The role of the guru, he said, is not to escape this game but to teach people how to play it well—how to understand its visible and invisible rules, its goals and traps, its rhythms of ascent and collapse. How to handle disappointment without bitterness, success without arrogance. How to live joyfully, regardless of circumstance. And above all, how not to forget who and what one truly is.
“Spirituality and society are at war, and people get caught in the middle,” Guruji explained. “Society demands obedience; it thrives on obedience. But inquisitiveness, curiosity, wonder, creativity—these thrive in freedom.” He paused, closing his fist tightly. “That is society.” Then he opened his palm wide. “And this is freedom.”
“This dichotomy creates stress,” he continued. “Between spirit and science. Between structure and openness. And because of that, people need guidance—someone who is looking out for their deeper interests, not just their social roles.”
The guru’s task, as he saw it, was disarmingly simple and impossibly difficult at the same time: to remind people that they are already whole.

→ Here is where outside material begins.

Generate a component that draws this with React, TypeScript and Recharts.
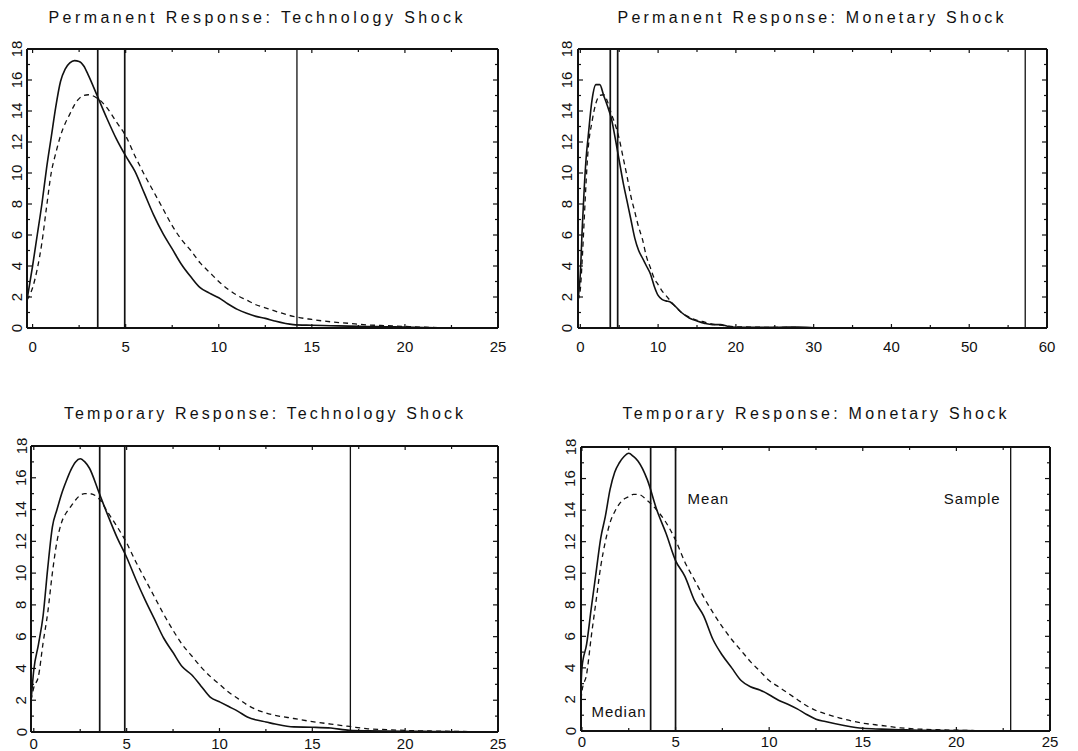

“The role of the guru is to tell you that you are perfect the way you are,” he said. “To love you so that you can learn to love yourself. When everyone is in perfect health, no one needs a doctor. When everyone is a saint, no one needs a priest. But there is a need—because everyday reality is always pulling us downward, grounding us. And yet there is another part of us that longs to soar.”
“Meditation,” Guruji said quietly, “is the place where we can soar.”